» **What needs to be done**: Sift the material for lines containing "with", and return them.
(begin)
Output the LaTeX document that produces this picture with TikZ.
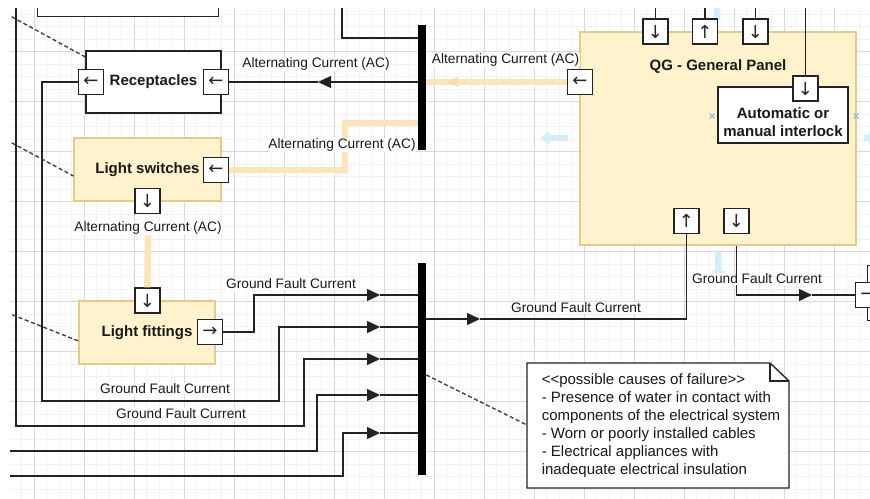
\documentclass[tikz,border=0pt]{standalone}
\usepackage{fontspec}
\setmainfont{Liberation Sans}
\newfontfamily\arrowfont{DejaVu Sans}
\usetikzlibrary{arrows.meta,calc}
\definecolor{yfill}{HTML}{FFF2CC}
\definecolor{ydraw}{HTML}{D6B656}
\definecolor{acline}{RGB}{252,229,185}
\definecolor{achead}{RGB}{249,221,168}
\definecolor{hover}{RGB}{212,237,248}
\definecolor{hoverx}{RGB}{120,190,225}
\definecolor{edge}{HTML}{222222}
\definecolor{dashc}{HTML}{3A3A3A}
\begin{document}
\begin{tikzpicture}[x=0.75pt,y=-0.75pt,
  lab/.style={font=\fontsize{10.3}{12}\selectfont, fill=white, inner sep=0.5pt, text=black!90},
  wbox/.style={draw=edge, fill=white, line width=1pt, inner sep=0pt},
  ybox/.style={draw=ydraw!70, fill=yfill, line width=0.8pt, inner sep=0pt},
  title/.style={font=\fontsize{11.25}{13.5}\selectfont\bfseries, text=black!90},
  port/.style={draw=edge, fill=white, line width=1pt, minimum size=18.75pt, inner sep=0pt, font=\arrowfont\fontsize{13.5}{14}\selectfont, text=black!85},
  conn/.style={draw=edge, line width=1pt},
  midarr/.style={conn, -{Triangle[length=9.75pt,width=9pt]}},
  acl/.style={draw=acline, line width=5pt},
  bus/.style={fill=black, draw=none, minimum width=6pt, inner sep=0pt},
  notedash/.style={draw=dashc, line width=1pt, dash pattern=on 3pt off 2pt},
  hov/.style={draw=hover, line width=4pt, -{Triangle[length=7pt,width=10pt]}},
  hovx/.style={draw=hoverx, line width=0.8pt},
  gridminor/.style={draw=gray!10, line width=0.6pt},
  gridmajor/.style={draw=gray!30, line width=0.75pt},
]
\useasboundingbox (0,0) rectangle (870,499);
\fill[white] (0,0) rectangle (870,499);
\coordinate (top) at (0,0);
\begin{scope}
\clip (10,9) rectangle (870,499);
% grid
\foreach \i in {-2,...,67} \draw[gridminor] ({34.3+12.5*\i},0) -- ({34.3+12.5*\i},499);
\foreach \j in {0,...,40} \draw[gridminor] (0,{1.7+12.5*\j}) -- (870,{1.7+12.5*\j});
\foreach \i in {0,...,16} \draw[gridmajor] ({34.3+50*\i},0) -- ({34.3+50*\i},499);
\foreach \j in {0,...,9} \draw[gridmajor] (0,{1.7+50*\j}) -- (870,{1.7+50*\j});

% top-left partial box
\node[wbox, minimum width=135.75pt, minimum height=30pt, anchor=south west] (topbox) at (37,17) {};

% hover artifacts
\draw[hov] (568,138) -- (540,138);
\draw[hov] (864,138) -- (878,138);
\draw[draw=hover, line width=4pt] (717,20) -- (717,2);
\draw[hov] (718,252) -- (718,280);

% boxes
\node[wbox, title, minimum width=101.25pt, minimum height=46.5pt] (rec) at (153.5,82) {Receptacles};
\node[ybox, title, minimum width=110.25pt, minimum height=47.25pt] (ls) at (147.5,169.5) {Light switches};
\node[ybox, title, minimum width=102pt, minimum height=47.25pt] (lf) at (147,332.5) {Light fittings};
\node[ybox, minimum width=207pt, minimum height=159.75pt] (qg) at (718,138.5) {};
\node[title] (qgt) at (718,67) {QG - General Panel};
\node[wbox, minimum width=97.5pt, minimum height=42pt] (il) at (783,115) {};
\node[title, align=center] (ilt) at (783,122) {Automatic or\\manual interlock};
\node[wbox, minimum width=40pt, minimum height=41.25pt, anchor=north west] (rbox) at (867,265) {};
\draw[hovx] (709.5,113.5) -- (714.5,118.5) (709.5,118.5) -- (714.5,113.5);
\draw[hovx] (853.5,113.5) -- (858.5,118.5) (853.5,118.5) -- (858.5,113.5);

% buses
\node[bus, minimum height=93.75pt] (bus1) at (422,87.5) {};
\node[bus, minimum height=159pt] (bus2) at (422,369) {};

% ports
\node[port] (rl) at (91,82) {←};
\node[port] (rr) at (216,82) {←};
\node[port] (lsr) at (216,170) {←};
\node[port] (lsb) at (147.5,201) {↓};
\node[port] (lft) at (147.5,300.5) {↓};
\node[port] (lfr) at (210,332) {→};
\node[port] (ql) at (580,82) {←};
\node[port] (p1) at (655.5,31.5) {↓};
\node[port] (p2) at (705,31.5) {↑};
\node[port] (p3) at (755.5,31.5) {↓};
\node[port] (ip) at (805.5,88.5) {↓};
\node[port] (pb1) at (686.5,221) {↑};
\node[port] (pb2) at (736.5,221) {↓};
\node[port] (rp) at (868,295) {→};

% label under light switches (yellow line starts below it)
\node[lab] (acb) at (148,228) {Alternating Current (AC)};

% AC (yellow) connectors
\draw[acl] (acb.south) -- (lft.north);
\coordinate (k1) at (345,123);
\draw[acl] (lsr.east) -| (k1) -- (k1 -| bus1.west);
\draw[acl] (ql.west) -- (bus1.east |- ql);
\coordinate (qa) at (447,82);
\fill[achead] (qa) -- ++(11,-5) -- ++(0,10) -- cycle;

% Receptacles AC line
\coordinate (ar1) at (318,82);
\draw[midarr] (bus1.west |- rr) -- (ar1);
\draw[conn] (ar1) -- (rr.east);

% lines to the top
\coordinate (t1) at (342,38);
\draw[conn] (t1 |- top) -- (t1) -- (t1 -| bus1.west);
\draw[conn] (p1.north) -- (p1.north |- top);
\draw[conn] (p2.north) -- (p2.north |- top);
\draw[conn] (p3.north) -- (p3.north |- top);
\draw[conn] (ip.north) -- (ip.north |- top);

% ground fault lines to lower bus
\coordinate (g1) at (380,295);
\coordinate (g2) at (380,327);
\coordinate (g3) at (380,359);
\coordinate (g4) at (380,395);
\coordinate (g5) at (380,433);
\draw[midarr] (lfr.east) -- (254,332) -- (254,295) -- (g1);
\draw[conn] (g1) -- (g1 -| bus2.west);
\draw[midarr] (rl.west) -- (42,82) -- (42,401) -- (279,401) -- (279,327) -- (g2);
\draw[conn] (g2) -- (g2 -| bus2.west);
\draw[midarr] (16,0) -- (16,426) -- (304,426) -- (304,359) -- (g3);
\draw[conn] (g3) -- (g3 -| bus2.west);
\draw[midarr] (0,451) -- (317,451) -- (317,395) -- (g4);
\draw[conn] (g4) -- (g4 -| bus2.west);
\draw[midarr] (0,476) -- (343,476) -- (343,433) -- (g5);
\draw[conn] (g5) -- (g5 -| bus2.west);

% right side ground fault lines
\coordinate (g6) at (480,319);
\draw[midarr] (bus2.east |- g6) -- (g6);
\draw[conn] (g6) -| (pb1.south);
\coordinate (g7) at (812,295);
\draw[midarr] (pb2 |- qg.south) |- (g7);
\draw[conn] (g7) -- (rp.west);

% note
\coordinate (n1) at (527,363);
\coordinate (n2) at (789,488);
\draw[wbox] (n1) -- (770,363) -- (789,381) -- (n2) -- (n1 |- n2) -- cycle;
\draw[conn, line width=1pt] (770,363) -- (770,381) -- (789,381);
\node[anchor=north west, align=left, inner sep=0pt, text=black!90, font=\fontsize{11.25}{13.5}\selectfont] (ntext) at (541.5,373) {<{}<possible causes of failure>{}>\\- Presence of water in contact with\\components of the electrical system\\- Worn or poorly installed cables\\- Electrical appliances with\\inadequate electrical insulation};

% dashed note links
\draw[notedash] (0,10.4) -- (rec.west |- 0,57);
\draw[notedash] (0,136.6) -- (ls.west |- 0,176);
\draw[notedash] (0,309.9) -- (lf.west |- 0,341);
\draw[notedash] (bus2.east |- 0,375) -- (n1 |- 0,425);

% labels
\node[lab] (acq) at (505.5,60) {Alternating Current (AC)};
\node[lab] (acr) at (316,64) {Alternating Current (AC)};
\node[lab] (acs) at (342,145) {Alternating Current (AC)};
\node[lab] (gf1) at (291,284) {Ground Fault Current};
\node[lab] (gf2) at (165,389) {Ground Fault Current};
\node[lab] (gf3) at (181,414) {Ground Fault Current};
\node[lab] (gf4) at (576,308) {Ground Fault Current};
\node[lab] (gf5) at (757,279) {Ground Fault Current};
\end{scope}
\end{tikzpicture}
\end{document}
(end)
» **Reply**:
Output the LaTeX document that produces this picture with TikZ.
\node[anchor=north west, align=left, inner sep=0pt, text=black!90, font=\fontsize{11.25}{13.5}\selectfont] (ntext) at (541.5,373) {<{}<possible causes of failure>{}>\\- Presence of water in contact with\\components of the electrical system\\- Worn or poorly installed cables\\- Electrical appliances with\\inadequate electrical insulation};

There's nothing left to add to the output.